Mr Nashiri was arrested in Dubai in 2002 and held in CIA custody for nearly four years, before being transferred to Guantanamo Bay in 2006.
Attorneys for Mr Nashiri are holding pre-trial hearings as part of a years-long effort to have government evidence excluded from his death penalty trial.
Mr Nashiri was also subjected to a procedure known as “rectal feeding”, where a tube was inserted into a prisoner’s anus in order to provide them with liquids and nutrients.
Current CIA director Gina Haspel was in charge of the secret black site in Thailand at the time Mr Nashiri was imprisoned there.

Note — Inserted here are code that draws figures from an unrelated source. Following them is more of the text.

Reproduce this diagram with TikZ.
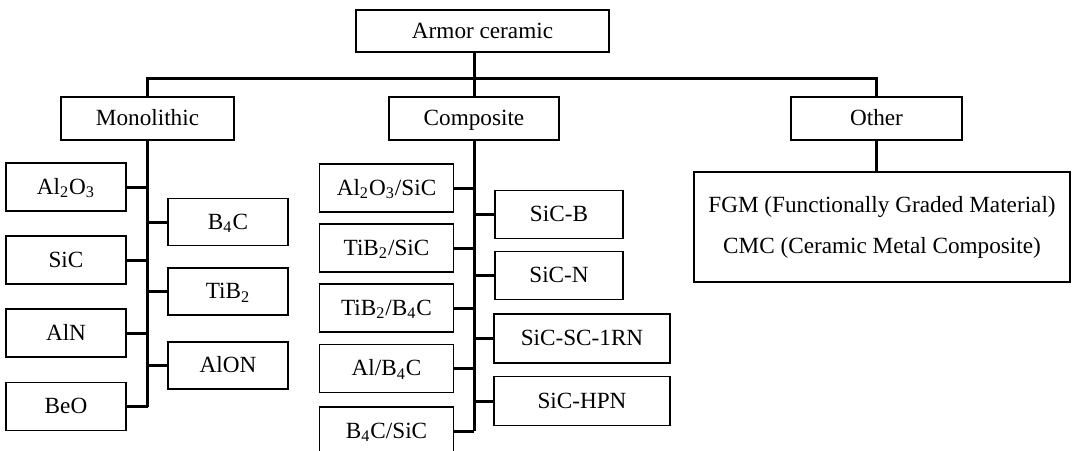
\documentclass[tikz,border=0pt]{standalone}
\usepackage{fontspec}
\setmainfont{Liberation Serif}
\begin{document}
\begin{tikzpicture}[x=0.5pt,y=-0.5pt,
  frame/.style={draw, line width=0.65pt, rectangle, inner sep=0pt, font=\fontsize{11.6}{14}\selectfont},
  box/.style={frame, text height=7.7pt, text depth=0.5pt},
  conn/.style={line width=1.5pt}]
\useasboundingbox (0,0) rectangle (1074,450);
% top levels
\node[box, minimum width=126.5pt, minimum height=21pt] (armor) at (482.5,31) {Armor ceramic};
\node[box, minimum width=86.5pt, minimum height=21.5pt] (mono) at (147.5,118.5) {Monolithic};
\node[box, minimum width=85pt, minimum height=21.5pt] (comp) at (474,118.5) {Composite};
\node[box, minimum width=85.5pt, minimum height=21.5pt] (other) at (876.5,118.5) {Other};
\node[frame, minimum width=188pt, minimum height=55pt, align=center, font=\fontsize{11.6}{20.5}\selectfont] (fgm) at (882,227) {FGM (Functionally Graded Material)\\CMC (Ceramic Metal Composite)};
% monolithic children
\tikzset{ml/.style={box, minimum width=60pt, minimum height=24pt},
         mr/.style={box, minimum width=60pt, minimum height=23.5pt}}
\node[ml] (al2o3) at (66,187) {Al\textsubscript{2}O\textsubscript{3}};
\node[ml] (sic) at (66,260) {SiC};
\node[ml] (aln) at (66,333) {AlN};
\node[ml] (beo) at (66,406.5) {BeO};
\node[mr] (b4c) at (228,222) {B\textsubscript{4}C};
\node[mr] (tib2) at (228,291.5) {TiB\textsubscript{2}};
\node[mr] (alon) at (228,365.5) {AlON};
% composite children
\tikzset{cl/.style={box, minimum width=67pt, minimum height=24pt},
         cr/.style={box, minimum width=64pt, minimum height=24pt},
         crw/.style={box, minimum width=88pt, minimum height=24.5pt}}
\node[cl] (c1) at (386.5,188) {Al\textsubscript{2}O\textsubscript{3}/SiC};
\node[cl] (c2) at (386.5,248) {TiB\textsubscript{2}/SiC};
\node[cl] (c3) at (386.5,308) {TiB\textsubscript{2}/B\textsubscript{4}C};
\node[cl] (c4) at (386.5,368.5) {Al/B\textsubscript{4}C};
\node[cl] (c5) at (386.5,431) {B\textsubscript{4}C/SiC};
\node[cr] (r1) at (559,214.5) {SiC-B};
\node[cr] (r2) at (559,275.5) {SiC-N};
\node[crw] (r3) at (582,338.5) {SiC-SC-1RN};
\node[crw] (r4) at (582,401) {SiC-HPN};
% bus
\coordinate (bus) at (474,78);
\draw[conn] (bus |- armor.south) -- (bus);
\draw[conn] (mono.north) |- (bus) -| (other.north);
\draw[conn] (comp.north) -- (comp.north |- bus);
\draw[conn] (other.south) -- (other.south |- fgm.north);
% monolithic tree
\coordinate (mt) at (147.5,406.5);
\draw[conn] (mono.south) -- (mt);
\foreach \n in {al2o3,sic,aln,beo} \draw[conn] (\n.east) -- (\n.east -| mt);
\foreach \n in {b4c,tib2,alon} \draw[conn] (\n.west) -- (\n.west -| mt);
% composite tree
\coordinate (ct) at (474,431);
\draw[conn] (comp.south) -- (ct);
\foreach \n in {c1,c2,c3,c4,c5} \draw[conn] (\n.east) -- (\n.east -| ct);
\foreach \n in {r1,r2,r3,r4} \draw[conn] (\n.west) -- (\n.west -| ct);
\end{tikzpicture}
\end{document}
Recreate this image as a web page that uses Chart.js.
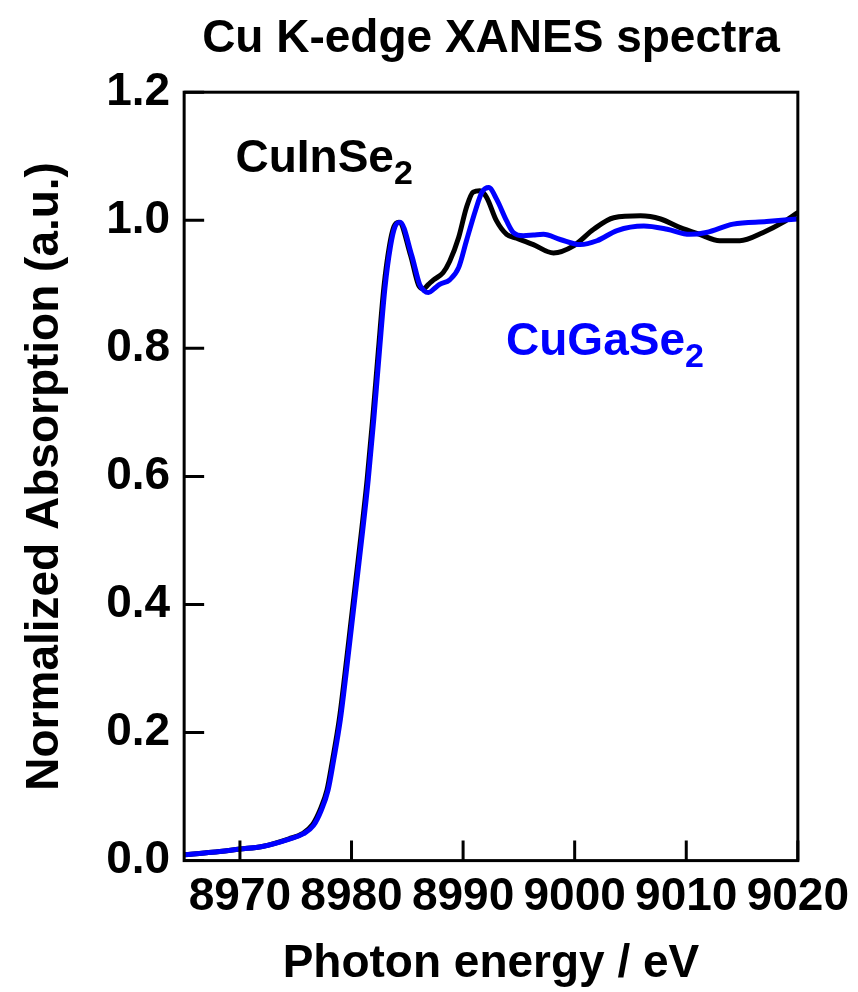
<!DOCTYPE html>
<html>
<head>
<meta charset="utf-8">
<title>Cu K-edge XANES spectra</title>
<script src="https://cdn.jsdelivr.net/npm/chart.js@4.4.1/dist/chart.umd.min.js"></script>
<style>
  html, body { margin: 0; padding: 0; background: #fff; }
  #chart { display: block; }
</style>
</head>
<body>
<canvas id="chart" width="858" height="992"></canvas>
<script>
var FONT = '"Liberation Sans", Arial, Helvetica, sans-serif';

// spectra (photon energy in eV, normalized absorption)
var energyCuInSe2 = [8965, 8967.5, 8970, 8972, 8974.4, 8975.6, 8976.5, 8977.2, 8977.8, 8978.3,
  8978.9, 8979.4, 8979.9, 8980.4, 8980.9, 8981.4, 8981.9, 8982.4, 8982.9, 8983.4,
  8983.8, 8984.25, 8985.3, 8986.0, 8986.45, 8986.9, 8987.35, 8988.2,
  8988.8, 8989.6, 8990.3, 8990.9, 8991.5, 8992.1, 8993.0, 8993.9, 8994.8, 8996.3,
  8998.1, 8999.9, 9001.7, 9003.5, 9005.9, 9007.7, 9009.4, 9011.2, 9013.0, 9014.8,
  9016.9, 9018.7, 9020];
var absCuInSe2 = [0.009, 0.013, 0.018, 0.022, 0.034, 0.042, 0.056, 0.08, 0.11, 0.157,
  0.22, 0.29, 0.365, 0.44, 0.515, 0.595, 0.69, 0.795, 0.895, 0.96,
  0.99, 0.997, 0.945, 0.899, 0.893, 0.90, 0.907, 0.918,
  0.936, 0.973, 1.02, 1.044, 1.046, 1.036, 0.999, 0.978, 0.972, 0.962,
  0.949, 0.96, 0.986, 1.004, 1.007, 1.002, 0.989, 0.978, 0.968, 0.968,
  0.981, 0.997, 1.012];

var energyCuGaSe2 = [8965, 8967.5, 8970, 8972, 8974.5, 8975.7, 8976.6, 8977.3, 8977.9, 8978.4,
  8979.0, 8979.5, 8980.0, 8980.5, 8981.0, 8981.5, 8982.0, 8982.5, 8983.0, 8983.5,
  8983.9, 8984.35, 8985.4, 8986.1, 8986.5, 8986.9, 8987.4, 8987.9,
  8988.8, 8989.6, 8990.3, 8991.1, 8991.7, 8992.3, 8993.0, 8993.9, 8994.5, 8995.4,
  8996.3, 8997.2, 8998.7, 9000.5, 9002.0, 9003.8, 9006.2, 9008.3, 9010.3, 9011.8,
  9014.2, 9017.2, 9020];
var absCuGaSe2 = [0.009, 0.013, 0.018, 0.022, 0.034, 0.042, 0.055, 0.079, 0.11, 0.157,
  0.22, 0.29, 0.365, 0.44, 0.515, 0.595, 0.69, 0.795, 0.895, 0.96,
  0.99, 0.997, 0.945, 0.90, 0.89, 0.887, 0.893, 0.90,
  0.907, 0.926, 0.968, 1.015, 1.044, 1.051, 1.033, 0.999, 0.981, 0.976,
  0.977, 0.978, 0.97, 0.962, 0.968, 0.984, 0.991, 0.986, 0.978, 0.981,
  0.994, 0.998, 1.002];

var xTickValues = [8970, 8980, 8990, 9000, 9010, 9020];
var xTickLabels = ['8970', '8980', '8990', '9000', '9010', '9020'];
var yTickValues = [0, 0.2, 0.4, 0.6, 0.8, 1.0, 1.2];
var yTickLabels = ['0.0', '0.2', '0.4', '0.6', '0.8', '1.0', '1.2'];

function toPoints(xs, ys) {
  return xs.map(function (x, i) { return { x: x, y: ys[i] }; });
}

function fixedTicks(values) {
  return function (axis) {
    axis.ticks = values.map(function (v) { return { value: v }; });
  };
}

// closed frame with inward ticks, plus the in-plot sample labels
var framePlugin = {
  id: 'frame',
  afterDatasetsDraw: function (chart) {
    var ctx = chart.ctx;
    var a = chart.chartArea;
    var xs = chart.scales.x, ys = chart.scales.y;
    var tick = 20;
    ctx.save();
    ctx.strokeStyle = '#000';
    ctx.lineWidth = 3;
    ctx.lineCap = 'butt';
    ctx.strokeRect(a.left, a.top, a.right - a.left, a.bottom - a.top);
    ctx.beginPath();
    xTickValues.forEach(function (v) {
      var px = xs.getPixelForValue(v);
      ctx.moveTo(px, a.bottom);
      ctx.lineTo(px, a.bottom - tick);
    });
    yTickValues.forEach(function (v) {
      var py = ys.getPixelForValue(v);
      ctx.moveTo(a.left, py);
      ctx.lineTo(a.left + tick, py);
    });
    ctx.stroke();

    var labels = chart.options.plugins.frame.labels;
    labels.forEach(function (l) {
      var px = xs.getPixelForValue(l.x);
      var py = ys.getPixelForValue(l.y);
      ctx.fillStyle = l.color;
      ctx.textAlign = 'left';
      ctx.textBaseline = 'alphabetic';
      ctx.font = 'bold 46px ' + FONT;
      ctx.fillText(l.text, px, py);
      var w = ctx.measureText(l.text).width;
      ctx.font = 'bold 34px ' + FONT;
      ctx.fillText(l.sub, px + w, py + 12);
    });
    ctx.restore();
  }
};

new Chart(document.getElementById('chart'), {
  type: 'line',
  data: {
    datasets: [{
      label: 'CuGaSe2',
      data: toPoints(energyCuGaSe2, absCuGaSe2),
      borderColor: '#0000ff',
      borderWidth: 5,
      pointRadius: 0,
      cubicInterpolationMode: 'monotone',
      borderCapStyle: 'round',
      borderJoinStyle: 'round',
    }, {
      label: 'CuInSe2',
      data: toPoints(energyCuInSe2, absCuInSe2),
      borderColor: '#000000',
      borderWidth: 5,
      pointRadius: 0,
      cubicInterpolationMode: 'monotone',
      borderCapStyle: 'round',
      borderJoinStyle: 'round',
    }],
  },
  options: {
    responsive: false,
    animation: false,
    devicePixelRatio: 1,
    layout: { padding: { left: 18, right: 58, top: 0, bottom: 0 } },
    plugins: {
      legend: { display: false },
      tooltip: { enabled: false },
      title: {
        display: true,
        fullSize: false,
        text: 'Cu K-edge XANES spectra',
        color: '#000',
        font: { family: FONT, size: 46, weight: 'bold' },
        padding: { top: 12, bottom: 25 },
      },
      frame: {
        labels: [
          { text: 'CuInSe', sub: '2', x: 8969.6, y: 1.075, color: '#000000' },
          { text: 'CuGaSe', sub: '2', x: 8993.85, y: 0.789, color: '#0000ff' },
        ],
      },
    },
    scales: {
      x: {
        type: 'linear',
        min: 8965,
        max: 9020,
        afterBuildTicks: fixedTicks(xTickValues),
        grid: { display: false, drawTicks: false },
        border: { display: false },
        ticks: {
          autoSkip: false,
          maxRotation: 0,
          padding: 9,
          color: '#000',
          font: { family: FONT, size: 46, weight: 'bold' },
          callback: function (value, index) { return xTickLabels[index]; },
        },
        title: {
          display: true,
          text: 'Photon energy / eV',
          color: '#000',
          font: { family: FONT, size: 46, weight: 'bold' },
          padding: { top: 3, bottom: 0 },
        },
      },
      y: {
        type: 'linear',
        min: 0,
        max: 1.2,
        afterBuildTicks: fixedTicks(yTickValues),
        grid: { display: false, drawTicks: false },
        border: { display: false },
        ticks: {
          autoSkip: false,
          padding: 14,
          color: '#000',
          font: { family: FONT, size: 46, weight: 'bold' },
          callback: function (value, index) { return yTickLabels[index]; },
        },
        title: {
          display: true,
          text: 'Normalized Absorption (a.u.)',
          color: '#000',
          font: { family: FONT, size: 46, weight: 'bold' },
          padding: { top: 0, bottom: 19 },
        },
      },
    },
  },
  plugins: [framePlugin],
});
</script>
</body>
</html>
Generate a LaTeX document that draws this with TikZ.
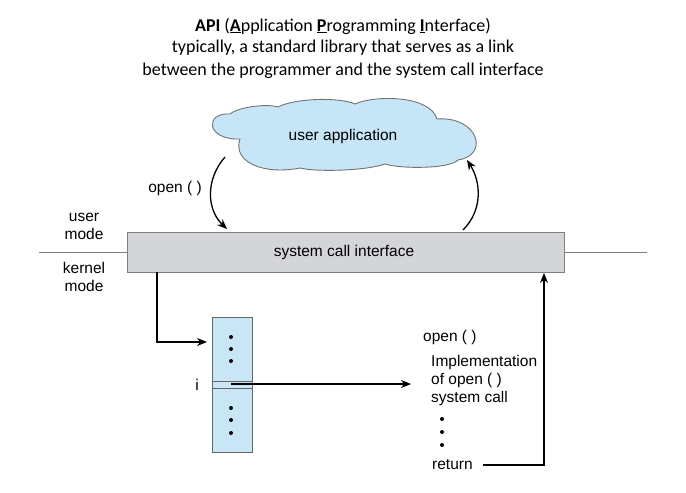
\documentclass[tikz,border=0pt]{standalone}
\usepackage{fontspec}
\setmainfont{Liberation Sans}
\newfontfamily\titlefont{Carlito}
\usetikzlibrary{arrows.meta}
\definecolor{cloudblue}{HTML}{C6E6F7}
\definecolor{tabblue}{HTML}{C8E6F6}
\definecolor{boxgray}{HTML}{D3D5D8}
\definecolor{edgegray}{HTML}{7F7F7F}
\tikzset{
  lbl/.style={font=\fontsize{15.5}{18}\selectfont, inner sep=0pt},
  arr/.style={draw=black, line width=1.3pt, -{Stealth[length=10pt,width=8pt]}},
  dotmark/.style={circle, fill=black, inner sep=0pt, minimum size=4pt},
  ttl/.style={font=\titlefont\fontsize{18}{22.5}\selectfont, inner sep=0pt},
  cloudline/.style={draw=edgegray!90!black, fill=cloudblue, line width=0.9pt}
}
\begin{document}
\begin{tikzpicture}[x=1pt,y=-1pt]
\useasboundingbox (0,0) rectangle (686,493);
% title
\node[ttl] (t1) at (343,26) {\textbf{API} (\underline{\textbf{A}}pplication \underline{\textbf{P}}rogramming \underline{\textbf{I}}nterface)};
\node[ttl] (t2) at (343,48) {typically, a standard library that serves as a link};
\node[ttl] (t3) at (343,71) {between the programmer and the system call interface};
% mode line
\coordinate (ml) at (39,252);
\coordinate (mr) at (647,252);
\draw[edgegray, line width=1pt] (ml) -- (mr);
% system call interface box
\node[draw=edgegray, fill=boxgray, line width=1pt, minimum width=437pt, minimum height=40pt, inner sep=0pt] (sci) at (345.5,252) {};
\node[lbl] (scitext) at (344,252) {system call interface};
% mode labels
\node[lbl, align=center] (um) at (84,226) {user\\mode};
\node[lbl, align=center] (km) at (84,277) {kernel\\mode};
% cloud
\path[cloudline] (230,114) .. controls (236,108) and (265,103) .. (278,107)
  .. controls (295,98) and (340,97) .. (355,104)
  .. controls (375,95) and (430,95) .. (437,119)
  .. controls (478,116) and (490,155) .. (458,160)
  .. controls (450,169) and (400,169) .. (385,164)
  .. controls (365,171) and (315,172) .. (300,168)
  .. controls (265,175) and (232,163) .. (240,139)
  .. controls (205,140) and (205,112) .. (230,114) -- cycle;
\node[lbl] (ua) at (343,136) {user application};
% curved arrows
\coordinate (la0) at (225,157);
\coordinate (la1) at (227,229);
\draw[arr] (la0) .. controls (205,180) and (207,210) .. (la1);
\coordinate (ra0) at (463,230);
\coordinate (ra1) at (467,160);
\draw[arr] (ra0) .. controls (483,210) and (481,182) .. (ra1);
\node[lbl] (open1) at (175,188) {open ( )};
% table
\node[draw=edgegray!80!black, fill=tabblue, line width=1pt, minimum width=40pt, minimum height=135pt, inner sep=0pt] (tab) at (232,384.5) {};
\draw[edgegray!80!black, line width=1pt] (212,381) -- (252,381) (212,388) -- (252,388);
\node[dotmark] (d1) at (231,337) {};
\node[dotmark] (d2) at (231,349) {};
\node[dotmark] (d3) at (231,361) {};
\node[dotmark] (d4) at (231,408) {};
\node[dotmark] (d5) at (231,420) {};
\node[dotmark] (d6) at (231,433) {};
\node[lbl] (ilab) at (197,385) {i};
% arrow into table
\coordinate (c0) at (157,272);
\coordinate (c1) at (157,342);
\coordinate (c2) at (207,342);
\draw[arr] (c0) -- (c1) -- (c2);
% arrow from entry i
\coordinate (e0) at (231,384);
\coordinate (e1) at (411,384);
\draw[arr] (e0) -- (e1);
% implementation text
\node[lbl, anchor=west] (open2) at (423,337) {open ( )};
\node[lbl, anchor=north west, align=left] (impl) at (431,355) {Implementation\\of open ( )\\system call};
\node[dotmark] (d7) at (442,419) {};
\node[dotmark] (d8) at (442,432) {};
\node[dotmark] (d9) at (442,445) {};
\node[lbl, anchor=west] (ret) at (432,465) {return};
\coordinate (r0) at (483,465);
\coordinate (r1) at (544,465);
\coordinate (r2) at (544,273);
\draw[arr] (r0) -- (r1) -- (r2);
\end{tikzpicture}
\end{document}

Heavily redacted cables from 2002 show Mr Nashiri was so affected by the waterboarding that he “whimpered that he would do anything his interrogators required”.
He was told if he did not cooperate, he would suffer “in ways he never thought possible”.
“Interrogation escalated rapidly from subject being aggressively debriefed by interrogators while standing at the walling wall, to multiple applications of the walling technique, and ultimately, multiple applications of the watering technique,” reads one document, released in 2018.
Waterboarding, as practised by the CIA, involves strapping down a detainee, covering their face with a cloth and then pouring water over the nose and mouth to create a terrifying sensation of drowning. It is widely considered to be a form of torture.
The technique dates back hundreds of years but it came to earn notoriety in the years after the 9/11 attack when the CIA employed it against suspects detained as part of the so-called war on terror.
President Barack Obama signed an executive order banning the use of waterboarding and other forms of torture in interrogations of detainees in 2009.